Mullaney v. Wilbur is a cornerstone of the constitutional law of criminal burdens of proof. It reinforces Winship's principle by preventing states from evading the beyond-a-reasonable-doubt requirement through relabeling elemental facts as mitigating circumstances. For homicide, it means that when a defendant introduces evidence of heat of passion, the prosecution must prove its absence to secure a murder conviction. The case significantly influenced jury instruction practices and prosecutorial burdens nationwide. Later, Patterson v. New York narrowed Mullaney's reach by permitting states to place the burden of persuasion on defendants for true affirmative defenses that do not negate an element of the offense (e.g., extreme emotional disturbance in New York's statutory scheme).

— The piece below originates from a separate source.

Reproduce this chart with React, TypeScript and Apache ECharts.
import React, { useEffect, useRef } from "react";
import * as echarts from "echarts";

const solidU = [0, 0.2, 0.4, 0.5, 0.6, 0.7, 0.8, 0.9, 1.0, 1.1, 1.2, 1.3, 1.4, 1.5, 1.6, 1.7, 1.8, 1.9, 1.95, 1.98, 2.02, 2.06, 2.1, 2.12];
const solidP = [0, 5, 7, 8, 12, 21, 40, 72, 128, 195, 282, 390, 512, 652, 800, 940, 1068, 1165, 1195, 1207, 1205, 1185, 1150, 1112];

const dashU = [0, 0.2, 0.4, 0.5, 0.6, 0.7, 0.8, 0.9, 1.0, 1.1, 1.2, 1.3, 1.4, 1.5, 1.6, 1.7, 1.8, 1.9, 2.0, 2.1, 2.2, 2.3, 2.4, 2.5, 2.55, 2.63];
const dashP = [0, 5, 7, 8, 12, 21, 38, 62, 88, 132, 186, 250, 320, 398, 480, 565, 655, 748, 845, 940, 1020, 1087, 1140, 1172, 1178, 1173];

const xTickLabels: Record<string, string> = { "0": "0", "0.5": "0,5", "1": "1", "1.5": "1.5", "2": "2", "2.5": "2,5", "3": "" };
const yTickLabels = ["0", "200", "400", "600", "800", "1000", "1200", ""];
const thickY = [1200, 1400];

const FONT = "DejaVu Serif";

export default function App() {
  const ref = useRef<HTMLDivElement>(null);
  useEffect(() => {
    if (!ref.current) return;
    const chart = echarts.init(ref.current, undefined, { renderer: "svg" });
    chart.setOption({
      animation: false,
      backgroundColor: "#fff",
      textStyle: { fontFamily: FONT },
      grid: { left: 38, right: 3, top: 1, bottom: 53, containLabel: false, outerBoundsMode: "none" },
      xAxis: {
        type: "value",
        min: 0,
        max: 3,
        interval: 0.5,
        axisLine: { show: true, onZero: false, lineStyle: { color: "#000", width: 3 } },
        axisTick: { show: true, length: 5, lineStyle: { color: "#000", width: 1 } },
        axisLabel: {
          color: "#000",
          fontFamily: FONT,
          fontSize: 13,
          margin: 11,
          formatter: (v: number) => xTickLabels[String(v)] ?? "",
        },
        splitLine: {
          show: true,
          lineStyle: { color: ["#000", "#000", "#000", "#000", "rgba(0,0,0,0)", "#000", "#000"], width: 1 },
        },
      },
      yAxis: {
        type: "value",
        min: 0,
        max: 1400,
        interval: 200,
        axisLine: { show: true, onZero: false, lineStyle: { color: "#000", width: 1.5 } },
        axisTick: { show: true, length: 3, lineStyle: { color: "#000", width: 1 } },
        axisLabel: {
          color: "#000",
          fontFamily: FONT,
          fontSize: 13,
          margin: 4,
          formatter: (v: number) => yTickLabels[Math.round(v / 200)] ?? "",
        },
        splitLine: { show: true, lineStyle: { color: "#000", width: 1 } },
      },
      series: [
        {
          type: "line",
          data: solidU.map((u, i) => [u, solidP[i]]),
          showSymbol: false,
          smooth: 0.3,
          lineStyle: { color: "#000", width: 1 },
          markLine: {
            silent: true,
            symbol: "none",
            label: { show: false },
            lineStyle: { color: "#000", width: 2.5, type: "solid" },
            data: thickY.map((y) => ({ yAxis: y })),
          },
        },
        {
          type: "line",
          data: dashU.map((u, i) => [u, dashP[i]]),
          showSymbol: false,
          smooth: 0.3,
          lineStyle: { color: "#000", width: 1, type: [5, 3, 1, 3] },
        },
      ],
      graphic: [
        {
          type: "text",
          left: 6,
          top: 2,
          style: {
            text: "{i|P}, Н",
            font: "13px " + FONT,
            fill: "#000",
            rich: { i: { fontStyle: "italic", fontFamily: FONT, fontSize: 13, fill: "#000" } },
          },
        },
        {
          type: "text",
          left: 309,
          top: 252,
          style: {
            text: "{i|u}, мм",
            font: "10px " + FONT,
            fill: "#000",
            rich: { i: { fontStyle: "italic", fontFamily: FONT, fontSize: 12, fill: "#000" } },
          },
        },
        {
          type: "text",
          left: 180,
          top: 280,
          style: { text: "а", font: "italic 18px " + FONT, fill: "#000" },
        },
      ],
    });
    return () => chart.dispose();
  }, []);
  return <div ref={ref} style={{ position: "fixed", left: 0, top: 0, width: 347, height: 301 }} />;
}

Still, Mullaney remains vital for understanding the distinction between elements and affirmative defenses, for structuring homicide prosecutions and defenses, and as an early antecedent to the Apprendi line of cases emphasizing the jury's role and the State's burden for facts that increase culpability or punishment.

VIII. Conclusion

Mullaney v. Wilbur cements the principle that states cannot dilute the beyond-a-reasonable-doubt standard by recharacterizing elemental facts as mitigating circumstances and shifting the burden to the defendant. In homicide, where the presence or absence of malice determines both culpability and punishment, due process requires the State to prove the absence of heat of passion when that issue is put in play.